El grupo sin teléfono logró la puntuación más alta y la peor calificación fue para quien llevaba el celular encendido. Los cabos se van atando, por lo visto, a no ser que neguemos lo obvio: el uso extendido de la tecnología nos conduce cuesta abajo; nos han facilitado la comunicación y, en general, la vida, pero el precio que pagamos es alto. Aunque al portar teléfono móvil creamos llevar el mundo en las manos, quizá sólo sea un espejismo. ¿Por qué dichos aparatos obstaculizan nuestro desempeño como lectores?
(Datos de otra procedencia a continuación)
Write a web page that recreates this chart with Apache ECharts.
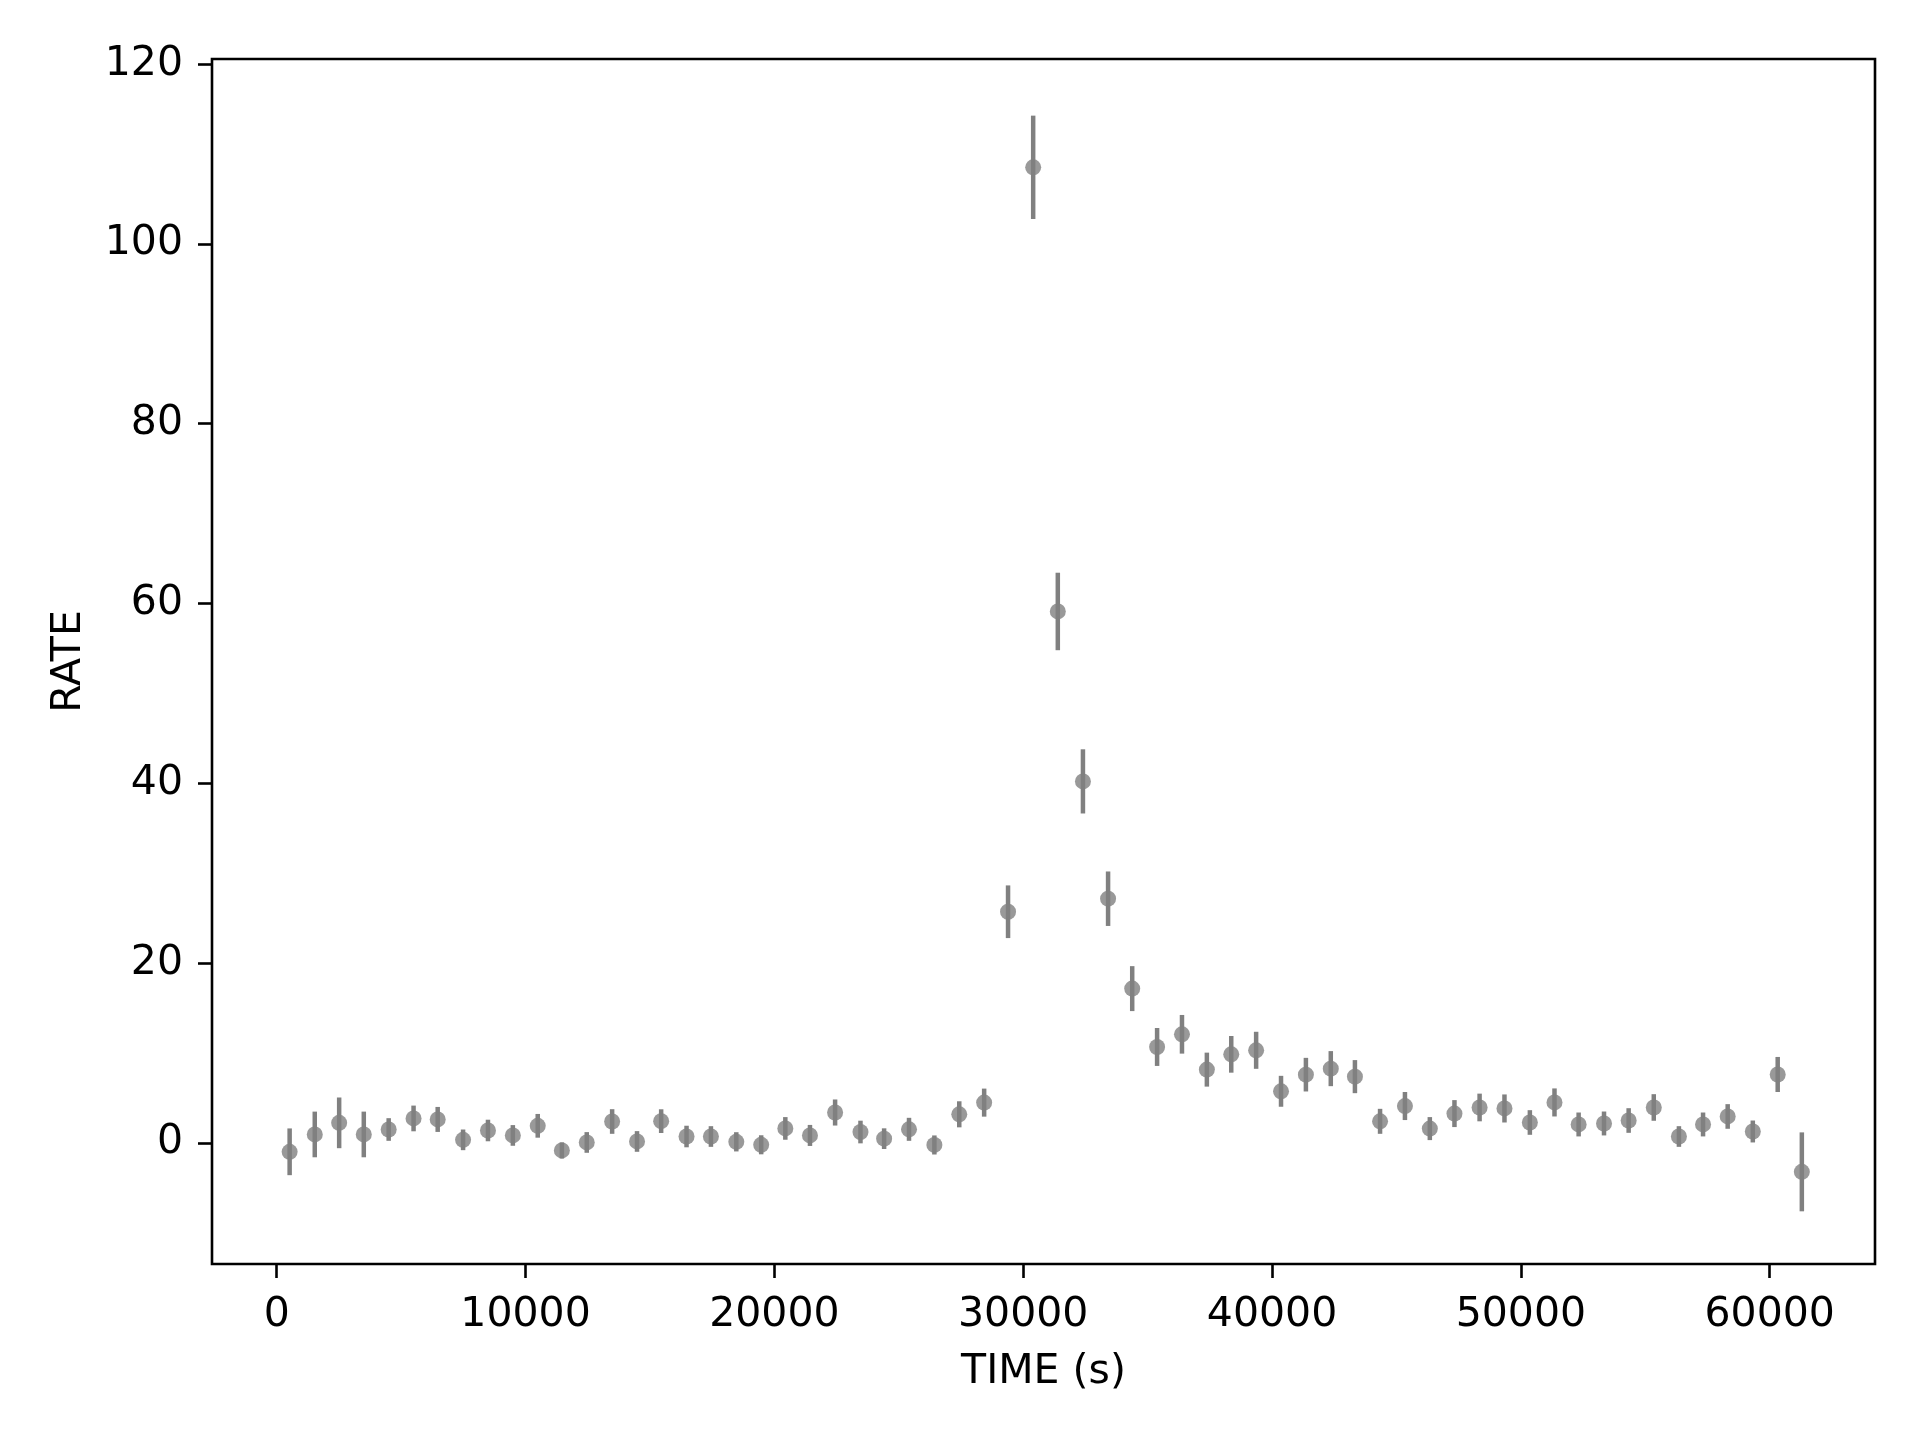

Antes de buscar argumentos que den luz a esta cuestión, aclaremos: el buen empleo de la “competencia lectora” abarca un horizonte más amplio que la mera alfabetización; es decir, las posibilidades que brinda una lectura profunda van desde el placer y el desarrollo de habilidades sociales, como la empatía, hasta, por citar uno de tantos ejemplos, lo que Moniek M. Kuijpers comenta en un artículo sobre la biblioterapia: “Se observó una reducción del veinte por ciento en la tasa de mortalidad en aquellas personas que leen libros, en comparación con quienes no leen…”, según un estudio llevado a cabo en 2016.

 

El empobrecimiento de la facilidad

Evidentemente, aprender a leer conlleva cierto esfuerzo, conforme avanzamos en los grados es­colares no sólo descodificamos: comprendemos e interpretamos. Pero encontrarnos de pronto con las tecnologías y su consigna de “facilitar la vida” ha desproporcionado el uso de las mismas, impidiendo aspectos importantísimos para el crecimiento humano, como la educación. En este rubro, concretamente en la lectura, es indiscutible que la variedad de soportes actualmente utilizados –pantallas, teléfonos celulares, libros– funcionan de modo muy distinto en nuestra cognición. En primer lugar, pensemos en el objetivo único de un libro y en la contraparte: un teléfono celular y su carácter misceláneo. De este razonamiento surge otro muy elemental: la extensión de los textos consumidos se reduce significativamente cuando pasamos de los impresos a los digitales, ello sin tomar en cuenta la interacción permanente que demandan dichos soportes: mensajes, notificaciones, etcétera. A menor cantidad de texto, menos vocabulario; entonces la comprensión de textos amplios, profundos, complejos, se convierte en un quehacer intrincado. De ello existen muchas investigaciones; aquí una prueba tomada de un artículo de Miha Kovac y Adriaan van der Weel titulado “La lectura en una era postextual”: “estudios que lograron sondear la comprensión en más de un nivel encontraron que en cuanto más complejo era el texto, mejor era la comprensión cuando el texto se leía en papel”. Los investigadores están dejando material bien sustentado para persuadirnos a no abandonar la lectura en papel. Para ser suspicaces a la hora de elegir un soporte dónde leer, ahondan en las respuestas del cerebro a cada uno de ellos y desenmascaran celadas como la de los “nativos digitales”… Atan muchos cabos sueltos.

La modernidad y las tecnologías reclaman velocidad en nuestras vidas, exigen acoplamiento a las malentendidas multitareas –no es posible realizar demasiadas cosas a la vez, sino una tras otra de manera rápida, mecánica. Aun así existe la percepción de que el tiempo se va de las manos. ¿Valdrá la pena, entonces, dedicarle unos momentos serenos a la lectura? ¿Es una inversión o sólo un sinsentido leer libros extensos, profundos o entretenidos, en el formato tradicional? El fruto no sólo es para el espíritu, también para la vida práctica; pensemos en los bretes de un estudiante de universidad que no se ha “entrenado” leyendo literatura. En nuestro país, gente como Pablo Boullosa o el poeta Juan Domingo Argüelles han trabajado de manera contundente en el impulso de la educación y la lectura; lo innovador de sus textos, a nuestro modo de ver las cosas, radica en que nos develan la parte amena, grata y, sobre todo, estimulante de la literatura; descartan el lado obligatorio: “la imposición de leer libros […] ha conseguido […] vacunar contra la lectura” (Argüelles, Leer y escribir) y acentúan las bondades del denuedo en el estudio; así lo explica Boullosa en uno de sus videoensayos, donde pone en entredicho la tendencia a aprender de manera cómoda, sin esfuerzo: “como si el mejor de los mundos posibles fuese uno donde los mayores beneficios se obtuviesen a cambio de nada”. Es entonces que se devela la disyuntiva de leer o navegar… o mejor dicho de leer o no leer; como diría el gran poeta: “he ahí la cuestión”.